Sauer explained that a computer program currently automatically generates a Social Security number for newborns. Under the executive order, the Social Security Administration would implement a system that checks immigration status before issuing the number. The system would deny citizenship documentation to children born to parents without lawful domicile, according to the administration’s interpretation.

The Fourteenth Amendment states: All persons born or naturalized in the United States, and subject to the jurisdiction thereof, are citizens of the United States and of the State wherein they reside. The dispute centers on the meaning of subject to the jurisdiction thereof. The Trump administration argues it means owing complete allegiance, which temporary visitors and undocumented immigrants cannot provide. Opponents argue it means subject to U.S. laws, which anyone physically present in the country is.

The case name lists Barbara, et al. as respondents. These are plaintiffs who challenged the executive order before it could take effect. The order would have denied citizenship to children born in the United States if neither parent was a U.S. citizen or lawful permanent resident at the time of birth. Lower courts blocked implementation pending resolution of constitutional challenges.

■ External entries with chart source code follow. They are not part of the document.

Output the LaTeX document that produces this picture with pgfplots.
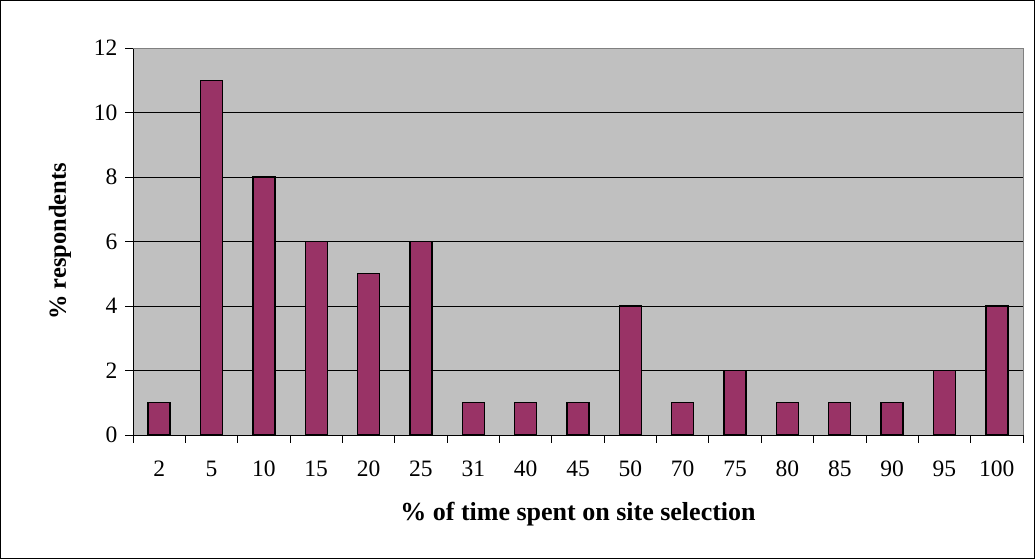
\documentclass[border=0pt]{standalone}
\usepackage{pgfplots}
\pgfplotsset{compat=1.18}
\usepackage{fontspec}
\setmainfont{Liberation Serif}
\definecolor{barc}{HTML}{993366}
\definecolor{bgc}{HTML}{C0C0C0}
\definecolor{brd}{HTML}{808080}
\begin{document}
\begin{tikzpicture}[x=1bp,y=1bp]
\begin{axis}[
  at={(0,0)}, anchor=south west,
  scale only axis, width=890bp, height=387bp,
  xmin=-0.5, xmax=16.5, ymin=0, ymax=12,
  xtick={0,...,16},
  xticklabels={2,5,10,15,20,25,31,40,45,50,70,75,80,85,90,95,100},
  minor xtick={-0.5,0.5,...,16.5},
  ytick={0,2,...,12},
  major x tick style={draw=none},
  tick align=outside,
  major tick length=8bp, minor tick length=8bp,
  tick style={black, line width=0.8bp},
  axis x line*=bottom, axis y line*=left,
  axis line style={black, line width=0.8bp},
  axis background/.style={fill=bgc},
  ymajorgrids, grid style={black, line width=0.6bp},
  ticklabel style={font=\fontsize{23.5bp}{26bp}\selectfont},
  xticklabel style={yshift=-14bp, text height=16bp, text depth=0bp},
  yticklabel style={xshift=-4bp},
  /pgf/number format/assume math mode=true,
  xlabel={\textbf{\% of time spent on site selection}},
  ylabel={\textbf{\% respondents}},
  xlabel style={font=\fontsize{26bp}{28bp}\selectfont, yshift=-19bp},
  ylabel style={font=\fontsize{24.5bp}{28bp}\selectfont, yshift=16bp},
  ybar, bar width=22bp,
  clip=false,
]
\addplot[fill=barc, draw=black, line width=1.4bp] coordinates {
(0,1) (1,11) (2,8) (3,6) (4,5) (5,6) (6,1) (7,1) (8,1) (9,4) (10,1) (11,2) (12,1) (13,1) (14,1) (15,2) (16,4)};
\draw[brd, line width=0.8bp] (rel axis cs:0,1) -- (rel axis cs:1,1) -- (rel axis cs:1,0);
\end{axis}
\pgfresetboundingbox
\draw[black, line width=1bp] (-132.5,-123.5) rectangle (901.5,434.5);
\path (-133,-124) rectangle (902,435);
\end{tikzpicture}
\end{document}
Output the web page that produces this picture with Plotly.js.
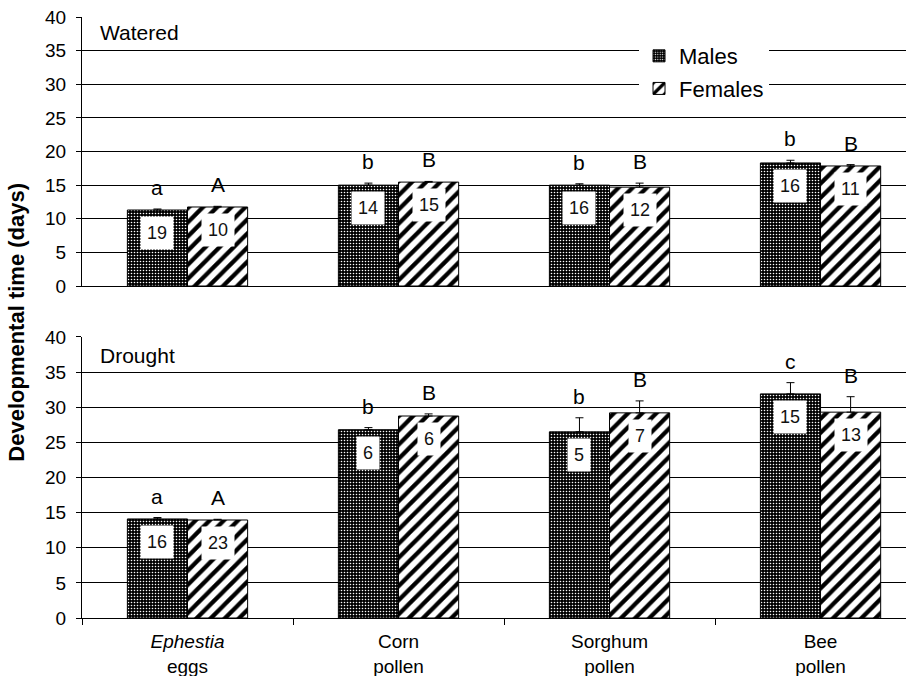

A ruling is expected by late June 2026. If the Court upholds the executive order, millions of children born in the United States could be denied citizenship going forward. If the Court strikes it down, birthright citizenship as understood since 1898 remains intact. The decision will determine whether the Citizenship Clause can be reinterpreted by executive action or whether it means what it has meant for more than a century.